>> Start
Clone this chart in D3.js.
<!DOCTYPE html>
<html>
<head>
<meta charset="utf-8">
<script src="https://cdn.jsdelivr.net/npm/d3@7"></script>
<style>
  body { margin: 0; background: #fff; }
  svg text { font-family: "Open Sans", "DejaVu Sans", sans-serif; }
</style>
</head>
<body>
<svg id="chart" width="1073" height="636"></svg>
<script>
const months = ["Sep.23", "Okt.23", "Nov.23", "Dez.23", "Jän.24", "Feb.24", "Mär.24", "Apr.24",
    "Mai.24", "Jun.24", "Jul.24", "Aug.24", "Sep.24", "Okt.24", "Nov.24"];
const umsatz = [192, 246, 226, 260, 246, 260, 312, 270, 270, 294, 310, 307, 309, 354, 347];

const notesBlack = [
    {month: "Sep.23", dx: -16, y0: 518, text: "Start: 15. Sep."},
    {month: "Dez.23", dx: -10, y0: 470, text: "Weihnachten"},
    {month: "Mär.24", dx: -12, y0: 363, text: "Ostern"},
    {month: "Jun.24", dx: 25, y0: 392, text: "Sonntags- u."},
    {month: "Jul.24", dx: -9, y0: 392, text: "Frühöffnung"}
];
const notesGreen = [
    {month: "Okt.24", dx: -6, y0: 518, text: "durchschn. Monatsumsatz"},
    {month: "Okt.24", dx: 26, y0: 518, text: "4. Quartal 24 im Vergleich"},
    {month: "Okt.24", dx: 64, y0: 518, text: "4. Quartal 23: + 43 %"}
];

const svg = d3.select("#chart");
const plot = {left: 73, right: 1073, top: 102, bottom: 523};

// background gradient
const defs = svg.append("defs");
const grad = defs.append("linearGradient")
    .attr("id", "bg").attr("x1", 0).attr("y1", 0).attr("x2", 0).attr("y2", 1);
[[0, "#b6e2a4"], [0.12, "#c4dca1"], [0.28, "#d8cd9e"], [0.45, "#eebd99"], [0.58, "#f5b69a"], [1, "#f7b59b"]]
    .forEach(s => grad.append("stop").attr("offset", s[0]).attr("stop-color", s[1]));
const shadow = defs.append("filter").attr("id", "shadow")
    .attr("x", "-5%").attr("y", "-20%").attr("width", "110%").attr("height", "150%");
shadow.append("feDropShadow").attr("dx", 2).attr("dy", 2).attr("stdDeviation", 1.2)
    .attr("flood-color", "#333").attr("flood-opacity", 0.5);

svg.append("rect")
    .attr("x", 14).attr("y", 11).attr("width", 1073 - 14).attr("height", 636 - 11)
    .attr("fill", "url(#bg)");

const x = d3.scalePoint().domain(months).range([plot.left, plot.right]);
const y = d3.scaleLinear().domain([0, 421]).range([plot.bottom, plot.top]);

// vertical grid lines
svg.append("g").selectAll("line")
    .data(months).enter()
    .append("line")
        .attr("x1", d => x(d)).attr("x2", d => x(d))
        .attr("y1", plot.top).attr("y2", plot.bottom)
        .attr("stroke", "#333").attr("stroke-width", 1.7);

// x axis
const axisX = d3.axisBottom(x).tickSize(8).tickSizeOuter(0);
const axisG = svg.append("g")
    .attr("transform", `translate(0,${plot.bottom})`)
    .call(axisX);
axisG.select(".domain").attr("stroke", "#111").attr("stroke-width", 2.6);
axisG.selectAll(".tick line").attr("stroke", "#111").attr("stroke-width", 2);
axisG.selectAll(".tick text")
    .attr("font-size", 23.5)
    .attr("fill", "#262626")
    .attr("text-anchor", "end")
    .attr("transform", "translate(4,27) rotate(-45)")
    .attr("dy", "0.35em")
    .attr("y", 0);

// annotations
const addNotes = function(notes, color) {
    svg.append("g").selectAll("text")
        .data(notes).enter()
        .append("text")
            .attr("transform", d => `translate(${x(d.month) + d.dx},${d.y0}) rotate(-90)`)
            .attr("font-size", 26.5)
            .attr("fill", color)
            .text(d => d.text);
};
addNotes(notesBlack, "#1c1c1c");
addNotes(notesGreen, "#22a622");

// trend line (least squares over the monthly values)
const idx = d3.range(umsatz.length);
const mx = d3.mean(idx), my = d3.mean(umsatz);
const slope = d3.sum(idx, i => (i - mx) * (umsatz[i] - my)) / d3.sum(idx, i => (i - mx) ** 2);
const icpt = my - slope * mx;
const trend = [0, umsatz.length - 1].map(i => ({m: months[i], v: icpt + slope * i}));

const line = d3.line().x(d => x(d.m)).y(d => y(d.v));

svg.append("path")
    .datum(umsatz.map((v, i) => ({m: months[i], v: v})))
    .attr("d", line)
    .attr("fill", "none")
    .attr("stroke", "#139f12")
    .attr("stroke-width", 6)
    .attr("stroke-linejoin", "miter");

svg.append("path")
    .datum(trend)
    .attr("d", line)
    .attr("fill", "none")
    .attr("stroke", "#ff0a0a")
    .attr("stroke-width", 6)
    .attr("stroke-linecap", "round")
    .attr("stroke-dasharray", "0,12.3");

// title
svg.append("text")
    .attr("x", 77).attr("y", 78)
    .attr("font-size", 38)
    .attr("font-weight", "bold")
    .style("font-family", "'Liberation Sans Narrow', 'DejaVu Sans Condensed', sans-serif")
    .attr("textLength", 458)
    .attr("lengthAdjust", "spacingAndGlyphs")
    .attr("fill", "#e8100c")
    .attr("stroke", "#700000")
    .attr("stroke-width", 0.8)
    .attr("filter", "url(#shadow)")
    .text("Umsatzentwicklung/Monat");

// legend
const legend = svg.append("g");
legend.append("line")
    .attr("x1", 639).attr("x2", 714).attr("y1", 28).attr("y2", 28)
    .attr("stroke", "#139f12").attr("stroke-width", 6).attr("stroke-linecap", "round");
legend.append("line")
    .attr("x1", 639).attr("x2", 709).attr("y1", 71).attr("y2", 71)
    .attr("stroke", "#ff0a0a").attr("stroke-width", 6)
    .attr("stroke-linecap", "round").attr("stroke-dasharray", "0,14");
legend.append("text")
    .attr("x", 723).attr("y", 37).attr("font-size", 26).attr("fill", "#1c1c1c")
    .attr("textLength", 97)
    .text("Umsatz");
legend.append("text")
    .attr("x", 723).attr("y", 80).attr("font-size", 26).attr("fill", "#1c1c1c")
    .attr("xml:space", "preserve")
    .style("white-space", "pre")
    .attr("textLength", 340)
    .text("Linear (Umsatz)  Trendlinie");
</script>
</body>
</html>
>> End
— SHORT TASK —
Each line above must be reproduced exactly as it stands.

— RESPONSE FOR THIS EXERCISE —
Clone this chart in D3.js.
<!DOCTYPE html>
<html>
<head>
<meta charset="utf-8">
<script src="https://cdn.jsdelivr.net/npm/d3@7"></script>
<style>
  body { margin: 0; background: #fff; }
  svg text { font-family: "Open Sans", "DejaVu Sans", sans-serif; }
</style>
</head>
<body>
<svg id="chart" width="1073" height="636"></svg>
<script>
const months = ["Sep.23", "Okt.23", "Nov.23", "Dez.23", "Jän.24", "Feb.24", "Mär.24", "Apr.24",
    "Mai.24", "Jun.24", "Jul.24", "Aug.24", "Sep.24", "Okt.24", "Nov.24"];
const umsatz = [192, 246, 226, 260, 246, 260, 312, 270, 270, 294, 310, 307, 309, 354, 347];

const notesBlack = [
    {month: "Sep.23", dx: -16, y0: 518, text: "Start: 15. Sep."},
    {month: "Dez.23", dx: -10, y0: 470, text: "Weihnachten"},
    {month: "Mär.24", dx: -12, y0: 363, text: "Ostern"},
    {month: "Jun.24", dx: 25, y0: 392, text: "Sonntags- u."},
    {month: "Jul.24", dx: -9, y0: 392, text: "Frühöffnung"}
];
const notesGreen = [
    {month: "Okt.24", dx: -6, y0: 518, text: "durchschn. Monatsumsatz"},
    {month: "Okt.24", dx: 26, y0: 518, text: "4. Quartal 24 im Vergleich"},
    {month: "Okt.24", dx: 64, y0: 518, text: "4. Quartal 23: + 43 %"}
];

const svg = d3.select("#chart");
const plot = {left: 73, right: 1073, top: 102, bottom: 523};

// background gradient
const defs = svg.append("defs");
const grad = defs.append("linearGradient")
    .attr("id", "bg").attr("x1", 0).attr("y1", 0).attr("x2", 0).attr("y2", 1);
[[0, "#b6e2a4"], [0.12, "#c4dca1"], [0.28, "#d8cd9e"], [0.45, "#eebd99"], [0.58, "#f5b69a"], [1, "#f7b59b"]]
    .forEach(s => grad.append("stop").attr("offset", s[0]).attr("stop-color", s[1]));
const shadow = defs.append("filter").attr("id", "shadow")
    .attr("x", "-5%").attr("y", "-20%").attr("width", "110%").attr("height", "150%");
shadow.append("feDropShadow").attr("dx", 2).attr("dy", 2).attr("stdDeviation", 1.2)
    .attr("flood-color", "#333").attr("flood-opacity", 0.5);

svg.append("rect")
    .attr("x", 14).attr("y", 11).attr("width", 1073 - 14).attr("height", 636 - 11)
    .attr("fill", "url(#bg)");

const x = d3.scalePoint().domain(months).range([plot.left, plot.right]);
const y = d3.scaleLinear().domain([0, 421]).range([plot.bottom, plot.top]);

// vertical grid lines
svg.append("g").selectAll("line")
    .data(months).enter()
    .append("line")
        .attr("x1", d => x(d)).attr("x2", d => x(d))
        .attr("y1", plot.top).attr("y2", plot.bottom)
        .attr("stroke", "#333").attr("stroke-width", 1.7);

// x axis
const axisX = d3.axisBottom(x).tickSize(8).tickSizeOuter(0);
const axisG = svg.append("g")
    .attr("transform", `translate(0,${plot.bottom})`)
    .call(axisX);
axisG.select(".domain").attr("stroke", "#111").attr("stroke-width", 2.6);
axisG.selectAll(".tick line").attr("stroke", "#111").attr("stroke-width", 2);
axisG.selectAll(".tick text")
    .attr("font-size", 23.5)
    .attr("fill", "#262626")
    .attr("text-anchor", "end")
    .attr("transform", "translate(4,27) rotate(-45)")
    .attr("dy", "0.35em")
    .attr("y", 0);

// annotations
const addNotes = function(notes, color) {
    svg.append("g").selectAll("text")
        .data(notes).enter()
        .append("text")
            .attr("transform", d => `translate(${x(d.month) + d.dx},${d.y0}) rotate(-90)`)
            .attr("font-size", 26.5)
            .attr("fill", color)
            .text(d => d.text);
};
addNotes(notesBlack, "#1c1c1c");
addNotes(notesGreen, "#22a622");

// trend line (least squares over the monthly values)
const idx = d3.range(umsatz.length);
const mx = d3.mean(idx), my = d3.mean(umsatz);
const slope = d3.sum(idx, i => (i - mx) * (umsatz[i] - my)) / d3.sum(idx, i => (i - mx) ** 2);
const icpt = my - slope * mx;
const trend = [0, umsatz.length - 1].map(i => ({m: months[i], v: icpt + slope * i}));

const line = d3.line().x(d => x(d.m)).y(d => y(d.v));

svg.append("path")
    .datum(umsatz.map((v, i) => ({m: months[i], v: v})))
    .attr("d", line)
    .attr("fill", "none")
    .attr("stroke", "#139f12")
    .attr("stroke-width", 6)
    .attr("stroke-linejoin", "miter");

svg.append("path")
    .datum(trend)
    .attr("d", line)
    .attr("fill", "none")
    .attr("stroke", "#ff0a0a")
    .attr("stroke-width", 6)
    .attr("stroke-linecap", "round")
    .attr("stroke-dasharray", "0,12.3");

// title
svg.append("text")
    .attr("x", 77).attr("y", 78)
    .attr("font-size", 38)
    .attr("font-weight", "bold")
    .style("font-family", "'Liberation Sans Narrow', 'DejaVu Sans Condensed', sans-serif")
    .attr("textLength", 458)
    .attr("lengthAdjust", "spacingAndGlyphs")
    .attr("fill", "#e8100c")
    .attr("stroke", "#700000")
    .attr("stroke-width", 0.8)
    .attr("filter", "url(#shadow)")
    .text("Umsatzentwicklung/Monat");

// legend
const legend = svg.append("g");
legend.append("line")
    .attr("x1", 639).attr("x2", 714).attr("y1", 28).attr("y2", 28)
    .attr("stroke", "#139f12").attr("stroke-width", 6).attr("stroke-linecap", "round");
legend.append("line")
    .attr("x1", 639).attr("x2", 709).attr("y1", 71).attr("y2", 71)
    .attr("stroke", "#ff0a0a").attr("stroke-width", 6)
    .attr("stroke-linecap", "round").attr("stroke-dasharray", "0,14");
legend.append("text")
    .attr("x", 723).attr("y", 37).attr("font-size", 26).attr("fill", "#1c1c1c")
    .attr("textLength", 97)
    .text("Umsatz");
legend.append("text")
    .attr("x", 723).attr("y", 80).attr("font-size", 26).attr("fill", "#1c1c1c")
    .attr("xml:space", "preserve")
    .style("white-space", "pre")
    .attr("textLength", 340)
    .text("Linear (Umsatz)  Trendlinie");
</script>
</body>
</html>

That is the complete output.